Serving new arrivals. Serving long-time residents. Serving the South Side.

Manos Entrelazadas South Side Alliance (MESA) aims to mobilize residents of the South Side and beyond to help their neighbors regardless of immigration status. This includes our new neighbors — many of our volunteers are themselves immigrants who only recently arrived to Chicago.

We began as a Facebook group for South Side residents who wanted to help immigrants bused to our city by Texas Governor Greg Abbott. Since then, we’ve distributed thousands of clothes, diapers, furniture, hygiene products and more to people in need regardless of their immigration status.

In 2024, we opened our free store La Tiendita in Washington Park. In 2025, we officially became a nonprofit because we wanted to do more for our community, and we knew that the only way to do that was for us to grow as an organization. Now, we are working to expand our free store, provide people with know your rights resources, connect immigrants with legal aid, and foster community between long-time residents and our new neighbors.

MESA is an initiative by Neighbors Helping New Neighbors South Side, a 501(c)(3) charitable organization. We’re run entirely by volunteers, and we could not exist without the generous support of our Chicago community.

Our History

In August 2022, the first bus of immigrants arrived in Chicago. That year, Texas Governor Greg Abbott began sending groups of immigrants and asylum seekers to sanctuary cities across the U.S. Since then, over 51,000 immigrants have arrived in Chicago.

Abbott and other red state governors meant to erode our city’s commitment to welcoming immigrants by overwhelming us with thousands of new arrivals. But it didn’t work. Instead, our community mobilized to provide our new neighbors with shelter, food, warm clothes, and legal assistance.

Neighbors Helping New Neighbors South Side started as a Facebook group for South Side residents to work together to welcome new arrivals. Most new arrivals came from Venezuela, Haiti and Latin American countries; they often fled economic instability, political persecution, and threats of violence.

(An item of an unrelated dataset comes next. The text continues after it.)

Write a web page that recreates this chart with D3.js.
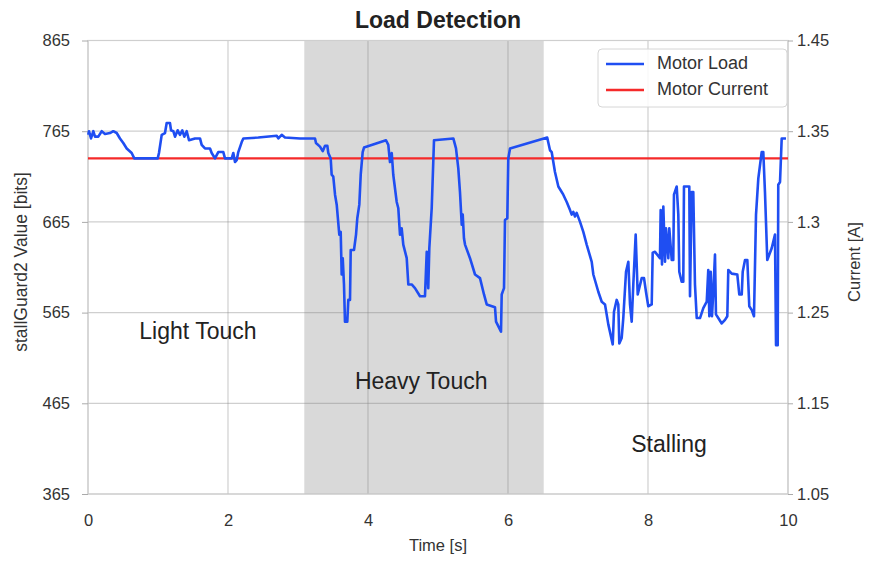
<!DOCTYPE html>
<html>
<head>
<meta charset="utf-8">
<script src="https://cdn.jsdelivr.net/npm/d3@7"></script>
<style>
  body { margin: 0; background: #fff; }
  text { font-family: "Liberation Sans", Arial, sans-serif; }
</style>
</head>
<body>
<div id="chart"></div>
<script>
// time [s] and stallGuard2 reading [bits] for the motor load trace
const loadTime = [
  0.004, 0.014, 0.043, 0.076, 0.1, 0.147, 0.196, 0.243, 0.314, 0.361, 0.41, 0.457, 0.504, 0.553, 0.624, 0.661,
  0.996, 1.014, 1.053, 1.1, 1.124, 1.171, 1.186, 1.219, 1.243, 1.281, 1.314, 1.347, 1.376, 1.41, 1.443, 1.529,
  1.6, 1.624, 1.671, 1.743, 1.767, 1.814, 1.861, 1.933, 1.957, 2.053, 2.076, 2.1, 2.124, 2.147, 2.196, 2.219,
  2.433, 2.696, 2.719, 2.767, 2.814, 3.029, 3.243, 3.257, 3.314, 3.353, 3.386, 3.419, 3.433, 3.467, 3.481, 3.504,
  3.529, 3.553, 3.59, 3.61, 3.624, 3.639, 3.657, 3.671, 3.704, 3.719, 3.743, 3.753, 3.8, 3.829, 3.847, 3.876,
  3.896, 3.924, 3.943, 4.257, 4.29, 4.314, 4.339, 4.361, 4.41, 4.433, 4.457, 4.481, 4.504, 4.553, 4.576, 4.624,
  4.671, 4.743, 4.814, 4.839, 4.861, 4.876, 4.91, 4.943, 5.219, 5.257, 5.29, 5.314, 5.339, 5.353, 5.371, 5.386,
  5.457, 5.529, 5.6, 5.657, 5.696, 5.814, 5.829, 5.9, 5.91, 5.943, 5.957, 5.99, 6.004, 6.029, 6.56, 6.6,
  6.624, 6.671, 6.719, 6.767, 6.79, 6.839, 6.886, 6.91, 6.933, 6.957, 6.981, 7.029, 7.076, 7.124, 7.196, 7.219,
  7.29, 7.339, 7.386, 7.433, 7.496, 7.514, 7.553, 7.576, 7.59, 7.624, 7.647, 7.686, 7.719, 7.743, 7.767, 7.79,
  7.824, 7.853, 7.91, 7.943, 7.971, 8.004, 8.053, 8.067, 8.1, 8.171, 8.181, 8.2, 8.219, 8.243, 8.257, 8.29,
  8.304, 8.339, 8.361, 8.371, 8.41, 8.433, 8.447, 8.481, 8.504, 8.514, 8.59, 8.6, 8.624, 8.647, 8.671, 8.696,
  8.743, 8.79, 8.839, 8.861, 8.876, 8.896, 8.914, 8.933, 8.957, 8.971, 9.004, 9.053, 9.1, 9.133, 9.147, 9.196,
  9.276, 9.304, 9.339, 9.353, 9.386, 9.419, 9.447, 9.481, 9.514, 9.543, 9.576, 9.624, 9.647, 9.671, 9.704, 9.767,
  9.814, 9.829, 9.853, 9.861, 9.886, 9.91, 9.971
];
const loadValue = [
  761, 765, 757, 765, 759, 759, 765, 762, 763, 765, 763, 757, 752, 746, 741, 735,
  735, 741, 761, 763, 774, 774, 766, 765, 759, 766, 761, 766, 759, 765, 755, 757,
  757, 750, 746, 746, 741, 735, 742, 742, 735, 735, 741, 731, 733, 742, 753, 757,
  758, 760, 757, 761, 758, 757, 757, 752, 748, 743, 749, 749, 741, 735, 717, 715,
  695, 684, 651, 654, 607, 625, 596, 555, 555, 579, 579, 634, 634, 651, 669, 684,
  717, 742, 747, 755, 750, 731, 741, 717, 687, 680, 651, 658, 640, 625, 596, 596,
  592, 583, 583, 632, 592, 636, 680, 755, 757, 746, 724, 698, 662, 673, 647, 640,
  625, 607, 603, 585, 574, 571, 555, 544, 585, 592, 667, 669, 735, 746, 758, 744,
  742, 720, 704, 698, 695, 687, 678, 673, 676, 671, 675, 665, 654, 640, 621, 607,
  588, 577, 574, 552, 530, 566, 579, 574, 531, 537, 559, 610, 621, 574, 555, 596,
  651, 585, 603, 603, 588, 572, 574, 631, 632, 625, 678, 618, 682, 621, 658, 625,
  658, 623, 623, 695, 704, 673, 610, 599, 599, 704, 704, 583, 698, 698, 596, 559,
  559, 570, 577, 612, 561, 610, 561, 588, 629, 563, 559, 553, 557, 561, 612, 608,
  607, 585, 585, 610, 623, 623, 572, 568, 561, 673, 713, 742, 742, 698, 623, 636,
  651, 529, 529, 706, 709, 757, 757
];

// motor current [A], flat over the run
const currentTime = [0, 10];
const currentValue = [1.335, 1.335];

// shaded "heavy touch" window [s]
const heavySpan = [3.09, 6.51];

const xTicks = [0, 2, 4, 6, 8, 10];
const leftTicks = [365, 465, 565, 665, 765, 865];
const rightTicks = [1.05, 1.15, 1.25, 1.3, 1.35, 1.45];

const notes = [
  { text: "Light Touch", t: 1.57, v: 543 },
  { text: "Heavy Touch", t: 4.76, v: 488 },
  { text: "Stalling", t: 8.3, v: 418 }
];

const width = 869;
const height = 563;
const margin = { top: 40.5, right: 81, bottom: 69, left: 88 };

const svg = d3.select("#chart")
  .append("svg")
  .attr("width", width)
  .attr("height", height);

const x = d3.scaleLinear()
  .domain([0, 10])
  .range([margin.left, width - margin.right]);

const y = d3.scaleLinear()
  .domain([365, 865])
  .range([height - margin.bottom, margin.top]);

// right axis labels sit on the left gridlines, so map them piecewise
const yR = d3.scaleLinear()
  .domain(rightTicks)
  .range(leftTicks.map(y));

// shaded band
svg.append("rect")
  .attr("x", x(heavySpan[0]))
  .attr("y", margin.top)
  .attr("width", x(heavySpan[1]) - x(heavySpan[0]))
  .attr("height", y(365) - margin.top)
  .attr("fill", "#d9d9d9");

// grid
const grid = svg.append("g")
  .attr("stroke", "#808080")
  .attr("stroke-opacity", 0.38)
  .attr("stroke-width", 1.2);

grid.selectAll(".gx")
  .data(xTicks)
  .join("line")
    .attr("x1", d => x(d))
    .attr("x2", d => x(d))
    .attr("y1", margin.top)
    .attr("y2", height - margin.bottom);

grid.selectAll(".gy")
  .data(leftTicks)
  .join("line")
    .attr("x1", margin.left)
    .attr("x2", width - margin.right)
    .attr("y1", d => y(d))
    .attr("y2", d => y(d));

// frame
svg.append("rect")
  .attr("x", margin.left)
  .attr("y", margin.top)
  .attr("width", width - margin.left - margin.right)
  .attr("height", height - margin.top - margin.bottom)
  .attr("fill", "none")
  .attr("stroke", "#cfcfcf")
  .attr("stroke-width", 1.2);

// axes
function styleAxis(g) {
  g.select(".domain").remove();
  g.selectAll(".tick line").attr("stroke", "#aaa");
  g.selectAll(".tick text")
    .attr("fill", "#333")
    .attr("font-size", "16.5px");
}

svg.append("g")
  .attr("transform", `translate(0,${height - margin.bottom})`)
  .call(d3.axisBottom(x).tickValues(xTicks).tickSize(0).tickPadding(20))
  .call(styleAxis);

svg.append("g")
  .attr("transform", `translate(${margin.left},0)`)
  .call(d3.axisLeft(y).tickValues(leftTicks).tickSize(6).tickPadding(12))
  .call(styleAxis);

svg.append("g")
  .attr("transform", `translate(${width - margin.right},0)`)
  .call(d3.axisRight(yR).tickValues(rightTicks).tickFormat(d => String(d)).tickSize(5).tickPadding(4))
  .call(styleAxis);

// motor current
const currentLine = d3.line()
  .x((d, i) => x(currentTime[i]))
  .y(d => yR(d));

svg.append("path")
  .datum(currentValue)
  .attr("d", currentLine)
  .attr("fill", "none")
  .attr("stroke", "#f52a2a")
  .attr("stroke-width", 2.2);

// motor load
const loadLine = d3.line()
  .x((d, i) => x(loadTime[i]))
  .y(d => y(d));

svg.append("path")
  .datum(loadValue)
  .attr("d", loadLine)
  .attr("fill", "none")
  .attr("stroke", "#1f4ef2")
  .attr("stroke-width", 2.6)
  .attr("stroke-linejoin", "round");

// annotations
svg.selectAll(".note")
  .data(notes)
  .join("text")
    .attr("x", d => x(d.t))
    .attr("y", d => y(d.v))
    .attr("text-anchor", "middle")
    .attr("dominant-baseline", "middle")
    .attr("font-family", "'Open Sans', sans-serif")
    .attr("font-size", "23px")
    .attr("fill", "#222")
    .text(d => d.text);

// titles
svg.append("text")
  .attr("x", (margin.left + width - margin.right) / 2)
  .attr("y", 28)
  .attr("text-anchor", "middle")
  .attr("font-size", "23px")
  .attr("font-weight", "bold")
  .attr("fill", "#222")
  .text("Load Detection");

svg.append("text")
  .attr("x", (margin.left + width - margin.right) / 2)
  .attr("y", 551)
  .attr("text-anchor", "middle")
  .attr("font-size", "16.5px")
  .attr("fill", "#333")
  .text("Time [s]");

svg.append("text")
  .attr("transform", `translate(27,262) rotate(-90)`)
  .attr("text-anchor", "middle")
  .attr("font-size", "17.5px")
  .attr("fill", "#333")
  .text("stallGuard2 Value [bits]");

svg.append("text")
  .attr("transform", `translate(860,262) rotate(-90)`)
  .attr("text-anchor", "middle")
  .attr("font-size", "16.5px")
  .attr("fill", "#333")
  .text("Current [A]");

// legend
const legend = svg.append("g").attr("transform", "translate(598,49)");
legend.append("rect")
  .attr("width", 189)
  .attr("height", 58)
  .attr("rx", 4)
  .attr("fill", "#fff")
  .attr("fill-opacity", 0.85)
  .attr("stroke", "#d6d6d6");

const legendItems = [
  { label: "Motor Load", color: "#1f4ef2" },
  { label: "Motor Current", color: "#f52a2a" }
];

legendItems.forEach((d, i) => {
  legend.append("line")
    .attr("x1", 8).attr("x2", 46)
    .attr("y1", 15 + i * 26).attr("y2", 15 + i * 26)
    .attr("stroke", d.color)
    .attr("stroke-width", 2.4);
  legend.append("text")
    .attr("x", 59)
    .attr("y", 15 + i * 26)
    .attr("dominant-baseline", "middle")
    .attr("font-size", "18px")
    .attr("fill", "#333")
    .text(d.label);
});
</script>
</body>
</html>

We had to adapt quickly to respond to their needs. We connected immigrants with local shelters; helped parents enroll their children in Chicago Public Schools; stocked food pantries and free stores; and taught ourselves immigration law to assist new arrivals as they applied for TPS and asylum.

Our free store, La Tiendita, began with volunteers going from house to house to collect donations and delivering them to makeshift migrant shelters in Chicago police stations. We eventually opened a physical location in Washington Park, and in April 2024, we moved to our new home inside the Coppin Community Center, a social service nonprofit that has long served South Side residents. In doing so, we committed ourselves to serving all Chicagoans, not just new arrivals.

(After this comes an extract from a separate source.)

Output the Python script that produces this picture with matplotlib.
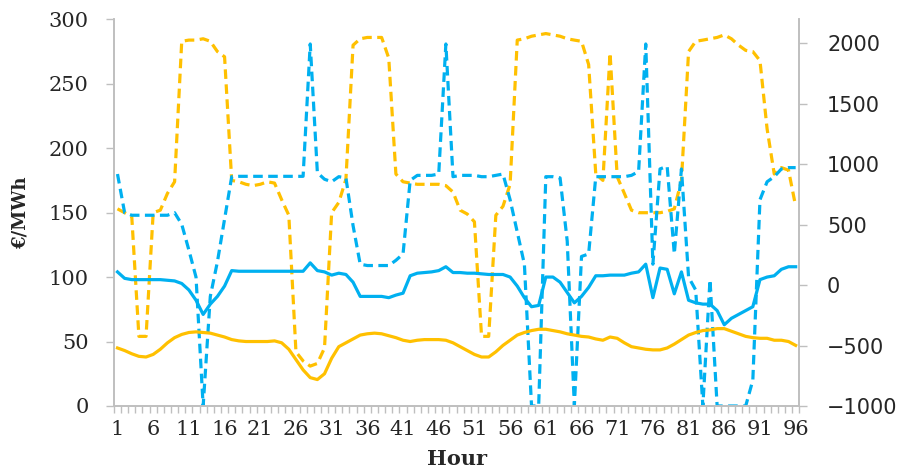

Over the last three years, local services have been strained, and there’s been anger at the amount of resources being dedicated to people new to the city. Long-time residents have rightly critiqued the city for not doing enough to support Chicagoans who have lived here for generations.

But what Chicago’s rapid expansion of its shelter system also showed was that we are capable of rethinking how we address the most persistent issues facing our city. We created the Manos Entrelazadas South Side Alliance (MESA) in order to use the lessons we’ve learned in the last few years to build a better Chicago. Our mission is to support immigrants on the South Side, but we are committed to creating a city where, rather than competing over limited resources, every person has the support they need to build a better life for themselves.